The holders of Class B units have a preference over the holders of the subordinated units in the event of our liquidation, our merger, consolidation or other combination with another person or the sale of all or substantially all of our assets.
On October 22, 2013, we declared a $0.425 distribution per common unit and the related distribution to our general partner to be paid to owners of record on November 1, 2013 for the period from July 1, 2013 to September 30, 2013.
Results of Operations
Three Months Ended September 30, 2013 vs. Three Months Ended September 30, 2012
Our consolidated net loss increased $46.7 million, from $51.4 million of net loss in the three months ended September 30, 2012, to $98.1 million of net loss in the three months ended September 30, 2013. The increase in net loss was primarily a result of increased derivative loss, operating and maintenance expense (including affiliate expense) and general and administrative expense (including affiliate expense), which was partially offset by decreased development expense (including affiliate expense). Derivative loss increased $22.6 million in the three months ended September 30, 2013 as compared to the three months ended September 30, 2012 primarily as a result of the change in fair value of Sabine Pass Liquefaction's interest rate derivatives to hedge the exposure to volatility in a portion of the floating-rate interest payments under the 2013 Liquefaction Credit Facilities.

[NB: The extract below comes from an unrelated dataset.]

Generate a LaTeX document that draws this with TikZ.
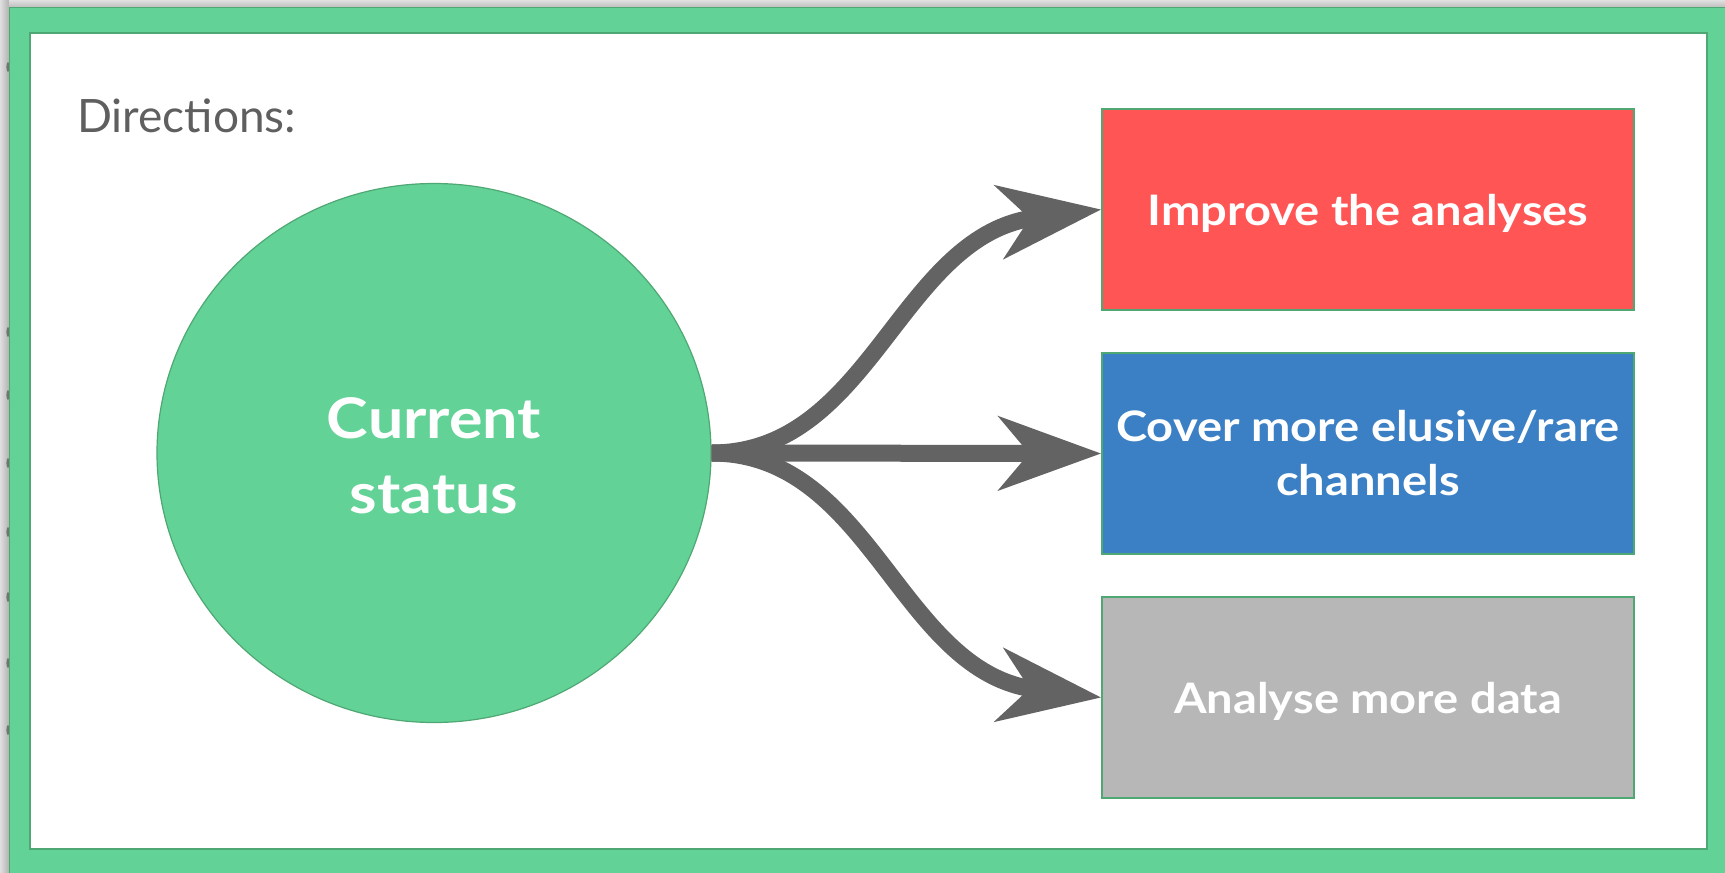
\documentclass[tikz,border=0pt]{standalone}
\usepackage{fontspec}
\setmainfont{Lato}
\newfontfamily\widefont{Lato}[FakeStretch=1.12]
\usetikzlibrary{arrows.meta,shapes.geometric}

\definecolor{slidegreen}{HTML}{62D296}
\definecolor{edgegreen}{HTML}{4FA874}
\definecolor{boxred}{HTML}{FF5555}
\definecolor{boxblue}{HTML}{3B80C4}
\definecolor{boxgray}{HTML}{B7B7B7}
\definecolor{arrowgray}{HTML}{636363}
\definecolor{labelgray}{HTML}{5F5F5F}
\definecolor{shadowgray}{HTML}{D2D2D2}

\tikzset{
  choice/.style={rectangle, draw=edgegreen, line width=1.5pt,
    minimum width=532pt, minimum height=201pt, inner sep=0pt,
    text=white, font=\widefont\fontsize{42}{54}\selectfont\bfseries, align=center},
  flow/.style={draw=arrowgray, line width=17pt,
    -{Stealth[length=102pt, width=73pt, inset=30pt, fill=arrowgray]}},
  pin/.style={fill=black!55, draw=none},
}

\begin{document}
\begin{tikzpicture}[x=1pt, y=-1pt]
  \useasboundingbox (0,0) rectangle (1725,873);

  % window shadow behind the slide
  \fill[shadowgray] (0,0) rectangle (1725,873);
  \shade[left color=shadowgray!70, right color=black!30] (0,0) rectangle (9,873);
  \shade[top color=shadowgray!70, bottom color=black!25] (9,0) rectangle (1725,7);
  \foreach \yy in {67,332,395,463,532,597,663,730}
    \fill[pin] (8,\yy) ellipse [x radius=1.6pt, y radius=5pt];

  % slide frame
  \fill[slidegreen] (9,7) rectangle (1725,873);
  \draw[edgegreen, line width=1.2pt] (9.6,873) -- (9.6,7.6) -- (1725,7.6);
  \draw[edgegreen, line width=2pt, fill=white] (30,33) rectangle (1707,849);

  % heading
  \node[anchor=base west, inner sep=0pt, text=labelgray,
        font=\fontsize{46}{46}\selectfont] (head) at (77,132) {Directions:};

  % start node and its caption
  \node[ellipse, draw=edgegreen, line width=1.2pt, fill=slidegreen,
        minimum width=554pt, minimum height=539pt, inner sep=0pt] (now) at (434,453) {};
  \node[text=white, align=center, inner sep=0pt,
        font=\widefont\fontsize{56}{75}\selectfont\bfseries] (nowtext)
        at ([yshift=-3pt]now.center) {Current\\status};

  % directions
  \node[choice, fill=boxred, text depth=0pt] (improve) at (1368,209.5)
        {Improve the analyses};
  \node[choice, fill=boxblue] (cover) at (1368,453.5)
        {Cover more elusive/rare\\channels};
  \node[choice, fill=boxgray, text depth=0pt] (data) at (1368,697.5)
        {Analyse more data};

  % connectors
  \draw[flow] (now.east) .. controls +(160,0) and +(-202,25) .. (improve.west);
  \draw[flow] (now.east) -- (cover.west);
  \draw[flow] (now.east) .. controls +(160,0) and +(-202,-25) .. (data.west);
\end{tikzpicture}
\end{document}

Operating and maintenance expense (including affiliate expense) increased $15.8 million in the three months ended September 30, 2013 as compared to the three months ended September 30, 2012 primarily as a result of the loss incurred to purchase LNG to maintain the cryogenic readiness of the regasification facilities at the Sabine Pass LNG terminal and increased LNG terminal maintenance and repair costs and increased fuel costs at the Sabine Pass LNG terminal. Our general and administrative expense (including affiliate expense) increased $3.3 million in the three months ended September 30, 2013 as compared to the three months ended September 30, 2012 primarily as a result of increased costs incurred to manage the construction of Train 1 through Train 4 of the Liquefaction Project, which resulted from a management services agreement entered into by Sabine Pass Liquefaction, in which Sabine Pass Liquefaction is required to pay a wholly owned subsidiary of Cheniere a monthly fee based upon the capital expenditures incurred in the previous month for the Liquefaction Project. Development expense (including affiliate expense) decreased $2.8 million in the three months ended September 30, 2013 as compared to the three months ended September 30, 2012 primarily as a result of Train 1 and Train 2 satisfying the criteria for capitalization in June 2012 and Train 3 and Train 4 of the Liquefaction Project satisfying the criteria for capitalization in May 2013. We continue to incur development expenses for Train 5 and Train 6.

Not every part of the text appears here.